“Compassion is not the same thing as approval. Jesus never confuses mercy with pretending. He tells the truth, but He tells it as the Shepherd who has come looking for His sheep.”
Sent With Compassion reflects on Matthew 9:35-10:8 and the way Jesus looks at weary people with mercy before He sends His disciples into mission. He sees the crowds as harassed and helpless, like sheep without a shepherd. They are not interruptions, problems, or projects. They are beloved people carrying pain, confusion, sickness, grief, and spiritual hunger.
This passage reminds us that discipleship begins with learning to see people through the compassionate eyes of Jesus. Compassion does not ignore sin or pretend suffering is small. It sees the whole person and moves toward them with truth, mercy, and healing. Jesus teaches His followers to look deeper than labels, frustration, reputation, or fear.
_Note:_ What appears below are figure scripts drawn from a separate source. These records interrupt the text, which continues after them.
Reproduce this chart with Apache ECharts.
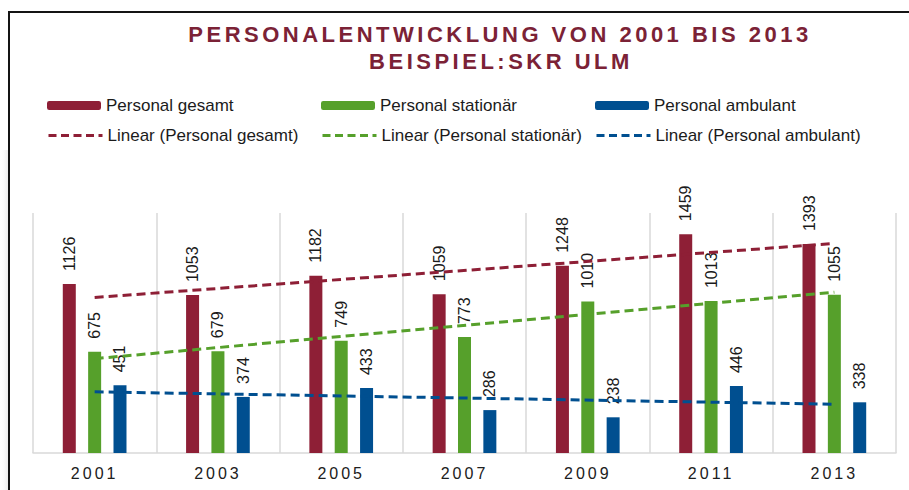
<!DOCTYPE html>
<html>
<head>
  <meta charset="UTF-8">
  <title>Personalentwicklung 2001 - 2013</title>
  <script src="https://cdn.jsdelivr.net/npm/echarts@6/dist/echarts.min.js"></script>
  <style>
    html, body { margin: 0; padding: 0; background: #fff; }
    #main { width: 909px; height: 490px; }
    /* spaced-out caps for title and year labels */
    #main text[fill="#7b2236"] { letter-spacing: 3.5px; }
    #main text[fill="#202020"] { letter-spacing: 3px; }
  </style>
</head>
<body>
<div id="main"></div>
<script>
  const years = ['2001', '2003', '2005', '2007', '2009', '2011', '2013'];
  const personalGesamt = [1126, 1053, 1182, 1059, 1248, 1459, 1393];
  const personalStationaer = [675, 679, 749, 773, 1010, 1013, 1055];
  const personalAmbulant = [451, 374, 433, 286, 238, 446, 338];
  // trend lines: start (2001) and end (2013) only
  const trendGesamt = [1037, null, null, null, null, null, 1397];
  const trendStationaer = [629, null, null, null, null, null, 1072];
  const trendAmbulant = [408, null, null, null, null, null, 325];

  const RED = '#8e1f36', GREEN = '#56a02b', BLUE = '#004f90';
  const FONT = "'Liberation Sans', Arial, sans-serif";

  function barSeries(name, values, color) {
    return {
      name: name,
      type: 'bar',
      data: values,
      barWidth: 13,
      barGap: '95%',
      itemStyle: { color: color },
      label: {
        show: true,
        position: 'top',
        rotate: 90,
        align: 'left',
        verticalAlign: 'middle',
        distance: 13,
        fontSize: 16,
        fontFamily: FONT,
        color: '#1a1a1a'
      },
      z: 2
    };
  }

  function trendSeries(name, values, color) {
    return {
      name: name,
      type: 'line',
      data: values,
      connectNulls: true,
      symbol: 'none',
      silent: true,
      lineStyle: { color: color, width: 3, type: [9, 5] },
      itemStyle: { color: color },
      z: 5
    };
  }

  function legendAt(name, left, top, isLine) {
    const lg = {
      data: [name],
      left: left,
      top: top,
      padding: 0,
      itemWidth: 54,
      itemHeight: 9,
      selectedMode: false,
      textStyle: { fontSize: 17, fontFamily: FONT, color: '#1b1b1b' }
    };
    if (isLine) {
      lg.lineStyle = { type: [8, 4.5], width: 3 };
      // no marker dot in the middle of the dashed icon
      lg.itemStyle = { color: 'transparent', borderWidth: 0, opacity: 0 };
    }
    return lg;
  }

  const chart = echarts.init(document.getElementById('main'), null, { renderer: 'svg' });
  chart.setOption({
    animation: false,
    backgroundColor: '#fff',
    graphic: [
      {
        type: 'rect', left: 0, top: 150, z: -10, silent: true,
        shape: { width: 8, height: 340 },
        style: {
          fill: new echarts.graphic.LinearGradient(0, 0, 1, 0, [
            { offset: 0, color: 'rgba(255,255,255,0)' },
            { offset: 1, color: 'rgba(0,0,0,0.07)' }
          ])
        }
      },
      {
        type: 'rect', z: -5, silent: true,
        shape: { x: 9, y: 12, width: 1000, height: 600 },
        style: { fill: 'none', stroke: '#141414', lineWidth: 2 }
      },
      {
        type: 'text', z: 10, silent: true,
        style: {
          x: 500, y: 34, text: 'PERSONALENTWICKLUNG VON 2001 BIS 2013',
          textAlign: 'center', textVerticalAlign: 'middle',
          font: 'bold 22px ' + FONT, fill: '#7b2236'
        }
      },
      {
        type: 'text', z: 10, silent: true,
        style: {
          x: 501, y: 61, text: 'BEISPIEL:SKR ULM',
          textAlign: 'center', textVerticalAlign: 'middle',
          font: 'bold 22px ' + FONT, fill: '#7b2236'
        }
      }
    ],
    legend: [
      legendAt('Personal gesamt', 47, 97, false),
      legendAt('Personal stationär', 321, 97, false),
      legendAt('Personal ambulant', 595, 97, false),
      legendAt('Linear (Personal gesamt)', 47, 127, true),
      legendAt('Linear (Personal stationär)', 321, 127, true),
      legendAt('Linear (Personal ambulant)', 595, 127, true)
    ],
    grid: { left: 33, right: 13, top: 213, bottom: 37, containLabel: false },
    xAxis: {
      type: 'category',
      data: years,
      axisLine: { lineStyle: { color: '#d9d9d9', width: 1.5 } },
      axisTick: { show: false },
      splitLine: { show: true, interval: 0, lineStyle: { color: '#d9d9d9', width: 1.5 } },
      axisLabel: { fontSize: 16, fontFamily: FONT, color: '#202020', margin: 12 }
    },
    yAxis: {
      type: 'value',
      min: 0,
      max: 1600,
      interval: 400,
      axisLine: { show: false },
      axisTick: { show: false },
      axisLabel: { show: false },
      splitLine: { show: false }
    },
    series: [
      barSeries('Personal gesamt', personalGesamt, RED),
      barSeries('Personal stationär', personalStationaer, GREEN),
      barSeries('Personal ambulant', personalAmbulant, BLUE),
      trendSeries('Linear (Personal gesamt)', trendGesamt, RED),
      trendSeries('Linear (Personal stationär)', trendStationaer, GREEN),
      trendSeries('Linear (Personal ambulant)', trendAmbulant, BLUE)
    ]
  });
</script>
</body>
</html>
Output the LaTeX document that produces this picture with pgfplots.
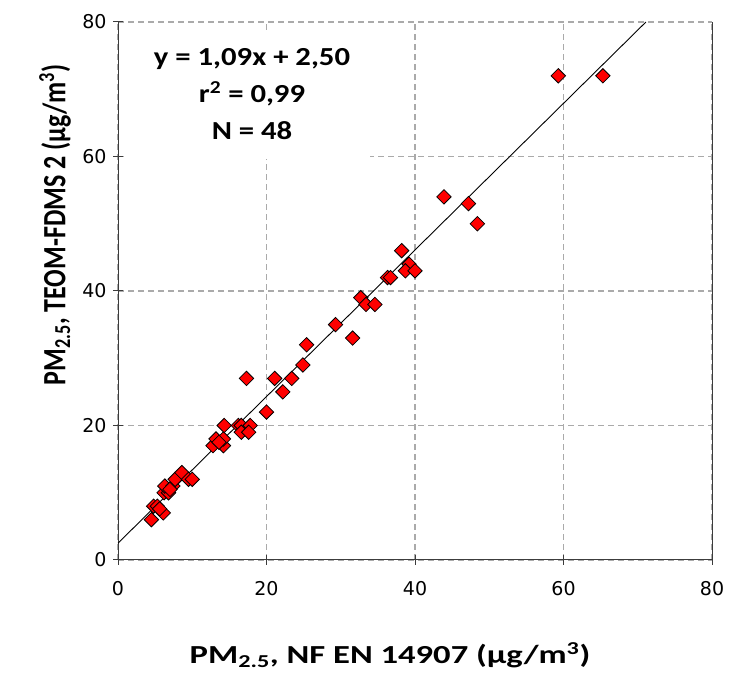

Jesus tells the disciples to pray for workers because the harvest is plentiful. Then He sends them. The ones who pray become part of the answer. They are ordinary, imperfect people, but they are sent with Christ’s authority and grace. Their mission is to proclaim that the kingdom has come near and to share the mercy they have freely received.
The same call still rests on the Church today. We cannot fix every wound or answer every question, but we can carry the compassion of Christ into ordinary places. We can notice the weary, pray for the hurting, speak good news, serve without keeping score, and freely give the grace that has been freely given to us.